И старый святитель становится перед образами и начинает класть земные поклоны с молитвой: “Господи Иисусе Христе, помилуй меня, грешного!” С ним бьег поклон и о. Амвросий; за первым следует второй, пятый, десятый, тридцатый… Старцу архиерею, ширококостному, но с тощей постнической плотию, все нипочем; а у полного ризничего уже и сил нет, и пот катится по лицу… Уж не знаю, до какого десятка довел виновного владыка. Потом обращается к монаху с мирным благословением:
— Иди, брат! И вперед уж ночуй в монастыре.
Тот сделал последний прощальный поклон и вышел.
Пищу владыка употреблял самую простую: картофель, щи, кашу. Но если появлялись “важные” гости, он приказывал подавать и спрятанную соленую рыбу, и яичницу, и молочные продукты. Но сам не касался этой “роскоши”. Подробный список пищи напишу после.
— Владыка, что же вы сами не кушаете этого?
— Желу–у-док не принимает, — отвечает он медленно и при этом указывает на место, где у него находится этот своенравный желудок. А смотрит он на вас в это время опять будто детскими наивными глазами. Мы же уверены, что он лишь скрывает свое постничество, — и не только не вкушал, конечно, скоромного, но и из постной пищи выбирал себе только самое простое: это тоже не так уж легко и обычно.
— Вот картофель, — и он дружественно указывал на пару картофелин, — принимает мой желудок.
Еще рассказывали мне замечательный случай о фотографии.
В его время покойный митрополит Киевский Флавиан[218] собирал почему-то коллекции [фотографий] всех русских архиереев. Но еп. Иннокентий не снимался, он считал это греховным делом.
— Ведь у нас кого изображают-то? Чьи лики-то на иконах? Господа нашего Иисуса Христа, Пресвятой Владычицы нашей Богородицы, апостолов, мучеников, святых. Ведь вон Кого нужно изображать, а не наши грешные лица, — говорил он в объяснение.
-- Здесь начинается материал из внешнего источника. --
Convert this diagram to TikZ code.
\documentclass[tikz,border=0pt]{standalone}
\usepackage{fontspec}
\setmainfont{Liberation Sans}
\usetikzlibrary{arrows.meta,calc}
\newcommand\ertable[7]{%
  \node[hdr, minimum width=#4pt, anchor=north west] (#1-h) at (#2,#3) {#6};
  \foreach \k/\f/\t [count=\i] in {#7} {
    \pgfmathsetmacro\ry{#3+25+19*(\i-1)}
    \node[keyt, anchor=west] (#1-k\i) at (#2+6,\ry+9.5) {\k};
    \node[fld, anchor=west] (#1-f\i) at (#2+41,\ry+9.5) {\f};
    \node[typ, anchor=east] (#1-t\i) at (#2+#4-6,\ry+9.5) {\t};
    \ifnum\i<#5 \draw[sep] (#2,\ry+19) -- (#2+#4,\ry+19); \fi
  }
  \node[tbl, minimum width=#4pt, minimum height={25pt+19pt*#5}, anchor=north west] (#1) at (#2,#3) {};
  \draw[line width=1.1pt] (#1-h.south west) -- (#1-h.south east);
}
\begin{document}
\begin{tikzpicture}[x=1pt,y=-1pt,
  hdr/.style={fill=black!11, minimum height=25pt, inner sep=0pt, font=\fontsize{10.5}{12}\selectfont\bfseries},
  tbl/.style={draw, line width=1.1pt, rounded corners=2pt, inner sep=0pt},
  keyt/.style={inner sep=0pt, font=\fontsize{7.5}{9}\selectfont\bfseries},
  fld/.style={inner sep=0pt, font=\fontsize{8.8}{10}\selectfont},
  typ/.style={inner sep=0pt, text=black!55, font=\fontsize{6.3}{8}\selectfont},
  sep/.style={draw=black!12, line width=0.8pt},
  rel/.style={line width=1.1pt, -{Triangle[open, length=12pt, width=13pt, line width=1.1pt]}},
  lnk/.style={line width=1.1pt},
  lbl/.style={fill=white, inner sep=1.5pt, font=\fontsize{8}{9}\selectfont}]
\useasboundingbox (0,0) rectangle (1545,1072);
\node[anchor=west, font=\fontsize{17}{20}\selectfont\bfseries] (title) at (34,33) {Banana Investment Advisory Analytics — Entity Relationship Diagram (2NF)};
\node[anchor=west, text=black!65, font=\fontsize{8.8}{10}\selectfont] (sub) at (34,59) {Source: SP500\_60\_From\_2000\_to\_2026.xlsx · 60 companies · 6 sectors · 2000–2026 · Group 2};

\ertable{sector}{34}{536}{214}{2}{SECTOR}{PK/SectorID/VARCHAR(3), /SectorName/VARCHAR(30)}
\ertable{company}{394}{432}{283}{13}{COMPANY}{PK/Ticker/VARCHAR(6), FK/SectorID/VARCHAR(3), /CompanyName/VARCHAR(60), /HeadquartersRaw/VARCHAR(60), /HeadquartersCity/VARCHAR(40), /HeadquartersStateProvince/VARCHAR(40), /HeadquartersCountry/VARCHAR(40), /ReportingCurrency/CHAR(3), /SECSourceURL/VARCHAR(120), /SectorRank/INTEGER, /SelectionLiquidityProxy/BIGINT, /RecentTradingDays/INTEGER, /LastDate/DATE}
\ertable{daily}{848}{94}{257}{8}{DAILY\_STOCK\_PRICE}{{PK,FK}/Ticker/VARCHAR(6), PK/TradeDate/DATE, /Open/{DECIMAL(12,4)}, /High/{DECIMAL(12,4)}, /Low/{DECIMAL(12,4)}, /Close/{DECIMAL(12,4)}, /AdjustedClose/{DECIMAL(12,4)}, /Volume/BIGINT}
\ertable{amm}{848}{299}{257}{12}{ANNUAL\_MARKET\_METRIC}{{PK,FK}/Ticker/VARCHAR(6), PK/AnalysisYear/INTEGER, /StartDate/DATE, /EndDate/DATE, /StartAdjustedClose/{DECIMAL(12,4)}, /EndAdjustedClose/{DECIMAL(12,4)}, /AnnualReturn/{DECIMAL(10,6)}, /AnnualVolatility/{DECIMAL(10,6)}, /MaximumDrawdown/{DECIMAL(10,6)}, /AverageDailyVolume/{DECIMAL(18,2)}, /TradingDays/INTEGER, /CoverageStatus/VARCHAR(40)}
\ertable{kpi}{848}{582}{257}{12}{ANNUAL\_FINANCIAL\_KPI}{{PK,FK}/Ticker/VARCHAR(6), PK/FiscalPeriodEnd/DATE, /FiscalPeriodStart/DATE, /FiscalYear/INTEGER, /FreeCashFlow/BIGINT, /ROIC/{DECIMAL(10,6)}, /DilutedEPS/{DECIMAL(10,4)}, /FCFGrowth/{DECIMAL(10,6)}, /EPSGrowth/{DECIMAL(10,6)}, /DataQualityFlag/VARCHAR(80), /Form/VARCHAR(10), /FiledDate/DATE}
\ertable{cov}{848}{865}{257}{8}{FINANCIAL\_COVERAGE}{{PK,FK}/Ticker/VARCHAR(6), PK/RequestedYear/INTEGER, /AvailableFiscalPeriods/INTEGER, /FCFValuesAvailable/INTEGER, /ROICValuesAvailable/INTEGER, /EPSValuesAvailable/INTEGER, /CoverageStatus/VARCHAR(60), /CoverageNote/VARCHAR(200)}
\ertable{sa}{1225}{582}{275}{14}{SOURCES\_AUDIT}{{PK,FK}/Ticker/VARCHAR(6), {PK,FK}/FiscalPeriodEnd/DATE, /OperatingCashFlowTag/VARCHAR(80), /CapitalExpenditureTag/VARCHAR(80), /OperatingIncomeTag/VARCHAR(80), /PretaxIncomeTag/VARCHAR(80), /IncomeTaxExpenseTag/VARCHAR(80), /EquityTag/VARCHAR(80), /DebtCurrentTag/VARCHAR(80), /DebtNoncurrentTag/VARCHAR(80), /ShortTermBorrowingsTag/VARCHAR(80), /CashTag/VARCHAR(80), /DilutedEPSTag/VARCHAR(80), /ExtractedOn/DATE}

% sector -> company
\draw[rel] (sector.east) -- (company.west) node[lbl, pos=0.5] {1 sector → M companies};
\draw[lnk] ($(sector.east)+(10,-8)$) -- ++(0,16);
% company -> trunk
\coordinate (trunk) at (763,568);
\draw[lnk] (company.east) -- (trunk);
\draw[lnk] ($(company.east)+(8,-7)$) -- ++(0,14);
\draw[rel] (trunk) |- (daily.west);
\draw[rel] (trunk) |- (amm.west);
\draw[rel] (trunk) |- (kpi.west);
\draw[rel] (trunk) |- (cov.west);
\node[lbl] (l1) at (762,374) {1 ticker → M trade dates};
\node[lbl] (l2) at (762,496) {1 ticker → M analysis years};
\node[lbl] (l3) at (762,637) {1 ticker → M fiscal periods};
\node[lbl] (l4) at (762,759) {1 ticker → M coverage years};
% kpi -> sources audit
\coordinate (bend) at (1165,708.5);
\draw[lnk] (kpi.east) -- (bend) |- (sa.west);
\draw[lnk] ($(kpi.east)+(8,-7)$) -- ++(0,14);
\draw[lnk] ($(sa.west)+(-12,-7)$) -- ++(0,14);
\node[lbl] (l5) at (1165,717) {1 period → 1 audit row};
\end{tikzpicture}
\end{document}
Но тут был случай особый: сам Киевский митрополит просит! Что же владыка? Пишет письмо с отказом, прося прощение за ослушание. Но тот неумолимо настаивает на своем. Смиренный святитель повинуется, едет в город, снимается, но заказывает всего лишь одну фотографию для митрополита, а негатив приказывает фотографу разбить, чтобы тот не повторил снимков.
Кстати вид его был благолепнейший. Широкая, из-под самых глаз растущая седая борода, проницательные, но намеренно скрываемые очи, сжатые, едва видимые за усами, тонкие губы, широкие, но тощие руки, всегда прилично одетый, людей принимал непременно в рясе, клобуке и панагии, в храм ходил с архиерейским жезлом. Вообще вел себя достойно истинного святителя и по внешности показывал себя обыкновенным.
Но что было внутри, знает Один Бог высоту его жизни и молитвы. Одно лишь я хорошо помню: на суставах его пальцев были большие мозоли — от множества земных поклонов.
Некоторые мысли его
Я уже писал, что он не любил учить и наставлять, особенно от своего имени.
И поэтому он в монастыре никогда не говорил проповедей. А в положенное время читали что-либо из разных печатных сборников. Как-то я спросил его: почему он не говорит от себя?